> **Supplied material**:
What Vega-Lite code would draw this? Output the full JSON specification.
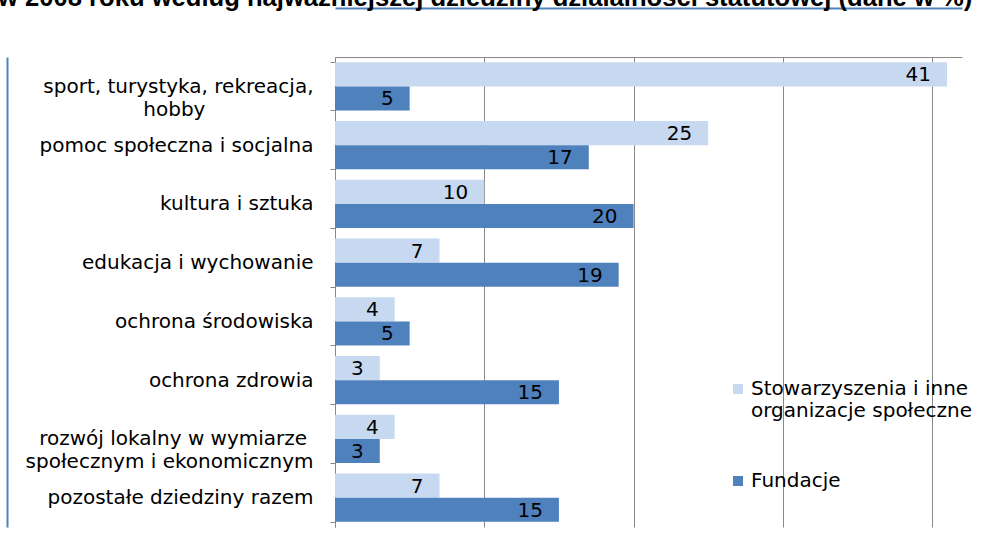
{
  "$schema": "https://vega.github.io/schema/vega-lite/v6.json",
  "width": 627,
  "height": 470,
  "autosize": {"type": "none"},
  "padding": {"left": 335, "top": 57, "right": 32, "bottom": 10},
  "background": "white",
  "title": {
    "text": "w 2008 roku według najważniejszej dziedziny działalności statutowej (dane w %)",
    "anchor": "start",
    "frame": "group",
    "font": "Liberation Sans",
    "fontSize": 25.6,
    "fontWeight": "bold",
    "color": "black",
    "baseline": "alphabetic",
    "offset": -24,
    "dx": -337
  },
  "config": {"view": {"stroke": null}, "font": "DejaVu Sans"},
  "data": {
    "values": [
      {"dziedzina": "sport, turystyka, rekreacja, hobby", "seria": "Stowarzyszenia i inne organizacje społeczne", "wartosc": 41},
      {"dziedzina": "sport, turystyka, rekreacja, hobby", "seria": "Fundacje", "wartosc": 5},
      {"dziedzina": "pomoc społeczna i socjalna", "seria": "Stowarzyszenia i inne organizacje społeczne", "wartosc": 25},
      {"dziedzina": "pomoc społeczna i socjalna", "seria": "Fundacje", "wartosc": 17},
      {"dziedzina": "kultura i sztuka", "seria": "Stowarzyszenia i inne organizacje społeczne", "wartosc": 10},
      {"dziedzina": "kultura i sztuka", "seria": "Fundacje", "wartosc": 20},
      {"dziedzina": "edukacja i wychowanie", "seria": "Stowarzyszenia i inne organizacje społeczne", "wartosc": 7},
      {"dziedzina": "edukacja i wychowanie", "seria": "Fundacje", "wartosc": 19},
      {"dziedzina": "ochrona środowiska", "seria": "Stowarzyszenia i inne organizacje społeczne", "wartosc": 4},
      {"dziedzina": "ochrona środowiska", "seria": "Fundacje", "wartosc": 5},
      {"dziedzina": "ochrona zdrowia", "seria": "Stowarzyszenia i inne organizacje społeczne", "wartosc": 3},
      {"dziedzina": "ochrona zdrowia", "seria": "Fundacje", "wartosc": 15},
      {"dziedzina": "rozwój lokalny w wymiarze społecznym i ekonomicznym", "seria": "Stowarzyszenia i inne organizacje społeczne", "wartosc": 4},
      {"dziedzina": "rozwój lokalny w wymiarze społecznym i ekonomicznym", "seria": "Fundacje", "wartosc": 3},
      {"dziedzina": "pozostałe dziedziny razem", "seria": "Stowarzyszenia i inne organizacje społeczne", "wartosc": 7},
      {"dziedzina": "pozostałe dziedziny razem", "seria": "Fundacje", "wartosc": 15}
    ]
  },
  "resolve": {"axis": {"x": "independent", "y": "independent"}},
  "layer": [
    {
      "mark": {"type": "bar"},
      "encoding": {
        "y": {
          "field": "dziedzina", "type": "nominal", "sort": null,
          "scale": {"paddingInner": 0.18, "paddingOuter": 0.09},
          "axis": {
            "orient": "left", "title": null,
            "domainColor": "#888888", "domainWidth": 1,
            "tickColor": "#888888", "tickSize": 5, "tickBand": "extent",
            "labelFont": "DejaVu Sans", "labelFontSize": 20, "labelColor": "black",
            "labelLimit": 0, "labelLineHeight": 23, "labelPadding": 17,
            "labelExpr": "datum.label == 'sport, turystyka, rekreacja, hobby' ? ['sport, turystyka, rekreacja,', 'hobby\u00a0\u00a0\u00a0\u00a0\u00a0\u00a0\u00a0\u00a0\u00a0\u00a0\u00a0\u00a0\u00a0\u00a0\u00a0\u00a0\u00a0\u200b'] : datum.label == 'rozwój lokalny w wymiarze społecznym i ekonomicznym' ? ['rozwój lokalny w wymiarze\u00a0\u200b', 'społecznym i ekonomicznym'] : datum.label"
          }
        },
        "yOffset": {"field": "seria", "type": "nominal", "sort": ["Stowarzyszenia i inne organizacje społeczne", "Fundacje"]},
        "x": {
          "field": "wartosc", "type": "quantitative",
          "scale": {"domain": [0, 42], "nice": false, "zero": true},
          "axis": {
            "orient": "top", "title": null, "labels": false, "ticks": false,
            "domainColor": "#888888", "domainWidth": 1,
            "grid": true, "gridColor": "#888888", "gridWidth": 1,
            "values": [0, 10, 20, 30, 40]
          }
        },
        "color": {
          "field": "seria", "type": "nominal",
          "scale": {"domain": ["Stowarzyszenia i inne organizacje społeczne", "Fundacje"], "range": ["#C6D9F1", "#4F81BD"]},
          "legend": {
            "orient": "none", "legendX": 393, "legendY": 322,
            "title": null, "padding": 0,
            "symbolType": "square", "symbolSize": 100, "symbolStrokeWidth": 0,
            "labelFont": "DejaVu Sans", "labelFontSize": 20, "labelColor": "black",
            "labelLimit": 0, "labelLineHeight": 23, "labelOffset": 3,
            "rowPadding": 50,
            "labelExpr": "datum.label == 'Fundacje' ? 'Fundacje' : ['Stowarzyszenia i inne', 'organizacje społeczne']"
          }
        }
      }
    },
    {
      "mark": {"type": "text", "align": "right", "baseline": "middle", "dx": -16, "dy": 1, "font": "DejaVu Sans", "fontSize": 20, "color": "black"},
      "encoding": {
        "y": {
          "field": "dziedzina", "type": "nominal", "sort": null,
          "axis": {"orient": "left", "offset": 328, "title": null, "labels": false, "ticks": false, "grid": false, "domainColor": "#4F81BD", "domainWidth": 2}
        },
        "yOffset": {"field": "seria", "type": "nominal", "sort": ["Stowarzyszenia i inne organizacje społeczne", "Fundacje"]},
        "x": {
          "field": "wartosc", "type": "quantitative",
          "axis": {"orient": "top", "offset": 49, "title": null, "labels": false, "ticks": false, "grid": false, "domainColor": "#4F81BD", "domainWidth": 2}
        },
        "text": {"field": "wartosc", "type": "quantitative"}
      }
    }
  ]
}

> **Instructions for the task**:
All of the data above should be quoted exactly, except for the pictures.

> **Task result**:
What Vega-Lite code would draw this? Output the full JSON specification.
{
  "$schema": "https://vega.github.io/schema/vega-lite/v6.json",
  "width": 627,
  "height": 470,
  "autosize": {"type": "none"},
  "padding": {"left": 335, "top": 57, "right": 32, "bottom": 10},
  "background": "white",
  "title": {
    "text": "w 2008 roku według najważniejszej dziedziny działalności statutowej (dane w %)",
    "anchor": "start",
    "frame": "group",
    "font": "Liberation Sans",
    "fontSize": 25.6,
    "fontWeight": "bold",
    "color": "black",
    "baseline": "alphabetic",
    "offset": -24,
    "dx": -337
  },
  "config": {"view": {"stroke": null}, "font": "DejaVu Sans"},
  "data": {
    "values": [
      {"dziedzina": "sport, turystyka, rekreacja, hobby", "seria": "Stowarzyszenia i inne organizacje społeczne", "wartosc": 41},
      {"dziedzina": "sport, turystyka, rekreacja, hobby", "seria": "Fundacje", "wartosc": 5},
      {"dziedzina": "pomoc społeczna i socjalna", "seria": "Stowarzyszenia i inne organizacje społeczne", "wartosc": 25},
      {"dziedzina": "pomoc społeczna i socjalna", "seria": "Fundacje", "wartosc": 17},
      {"dziedzina": "kultura i sztuka", "seria": "Stowarzyszenia i inne organizacje społeczne", "wartosc": 10},
      {"dziedzina": "kultura i sztuka", "seria": "Fundacje", "wartosc": 20},
      {"dziedzina": "edukacja i wychowanie", "seria": "Stowarzyszenia i inne organizacje społeczne", "wartosc": 7},
      {"dziedzina": "edukacja i wychowanie", "seria": "Fundacje", "wartosc": 19},
      {"dziedzina": "ochrona środowiska", "seria": "Stowarzyszenia i inne organizacje społeczne", "wartosc": 4},
      {"dziedzina": "ochrona środowiska", "seria": "Fundacje", "wartosc": 5},
      {"dziedzina": "ochrona zdrowia", "seria": "Stowarzyszenia i inne organizacje społeczne", "wartosc": 3},
      {"dziedzina": "ochrona zdrowia", "seria": "Fundacje", "wartosc": 15},
      {"dziedzina": "rozwój lokalny w wymiarze społecznym i ekonomicznym", "seria": "Stowarzyszenia i inne organizacje społeczne", "wartosc": 4},
      {"dziedzina": "rozwój lokalny w wymiarze społecznym i ekonomicznym", "seria": "Fundacje", "wartosc": 3},
      {"dziedzina": "pozostałe dziedziny razem", "seria": "Stowarzyszenia i inne organizacje społeczne", "wartosc": 7},
      {"dziedzina": "pozostałe dziedziny razem", "seria": "Fundacje", "wartosc": 15}
    ]
  },
  "resolve": {"axis": {"x": "independent", "y": "independent"}},
  "layer": [
    {
      "mark": {"type": "bar"},
      "encoding": {
        "y": {
          "field": "dziedzina", "type": "nominal", "sort": null,
          "scale": {"paddingInner": 0.18, "paddingOuter": 0.09},
          "axis": {
            "orient": "left", "title": null,
            "domainColor": "#888888", "domainWidth": 1,
            "tickColor": "#888888", "tickSize": 5, "tickBand": "extent",
            "labelFont": "DejaVu Sans", "labelFontSize": 20, "labelColor": "black",
            "labelLimit": 0, "labelLineHeight": 23, "labelPadding": 17,
            "labelExpr": "datum.label == 'sport, turystyka, rekreacja, hobby' ? ['sport, turystyka, rekreacja,', 'hobby\u00a0\u00a0\u00a0\u00a0\u00a0\u00a0\u00a0\u00a0\u00a0\u00a0\u00a0\u00a0\u00a0\u00a0\u00a0\u00a0\u00a0\u200b'] : datum.label == 'rozwój lokalny w wymiarze społecznym i ekonomicznym' ? ['rozwój lokalny w wymiarze\u00a0\u200b', 'społecznym i ekonomicznym'] : datum.label"
          }
        },
        "yOffset": {"field": "seria", "type": "nominal", "sort": ["Stowarzyszenia i inne organizacje społeczne", "Fundacje"]},
        "x": {
          "field": "wartosc", "type": "quantitative",
          "scale": {"domain": [0, 42], "nice": false, "zero": true},
          "axis": {
            "orient": "top", "title": null, "labels": false, "ticks": false,
            "domainColor": "#888888", "domainWidth": 1,
            "grid": true, "gridColor": "#888888", "gridWidth": 1,
            "values": [0, 10, 20, 30, 40]
          }
        },
        "color": {
          "field": "seria", "type": "nominal",
          "scale": {"domain": ["Stowarzyszenia i inne organizacje społeczne", "Fundacje"], "range": ["#C6D9F1", "#4F81BD"]},
          "legend": {
            "orient": "none", "legendX": 393, "legendY": 322,
            "title": null, "padding": 0,
            "symbolType": "square", "symbolSize": 100, "symbolStrokeWidth": 0,
            "labelFont": "DejaVu Sans", "labelFontSize": 20, "labelColor": "black",
            "labelLimit": 0, "labelLineHeight": 23, "labelOffset": 3,
            "rowPadding": 50,
            "labelExpr": "datum.label == 'Fundacje' ? 'Fundacje' : ['Stowarzyszenia i inne', 'organizacje społeczne']"
          }
        }
      }
    },
    {
      "mark": {"type": "text", "align": "right", "baseline": "middle", "dx": -16, "dy": 1, "font": "DejaVu Sans", "fontSize": 20, "color": "black"},
      "encoding": {
        "y": {
          "field": "dziedzina", "type": "nominal", "sort": null,
          "axis": {"orient": "left", "offset": 328, "title": null, "labels": false, "ticks": false, "grid": false, "domainColor": "#4F81BD", "domainWidth": 2}
        },
        "yOffset": {"field": "seria", "type": "nominal", "sort": ["Stowarzyszenia i inne organizacje społeczne", "Fundacje"]},
        "x": {
          "field": "wartosc", "type": "quantitative",
          "axis": {"orient": "top", "offset": 49, "title": null, "labels": false, "ticks": false, "grid": false, "domainColor": "#4F81BD", "domainWidth": 2}
        },
        "text": {"field": "wartosc", "type": "quantitative"}
      }
    }
  ]
}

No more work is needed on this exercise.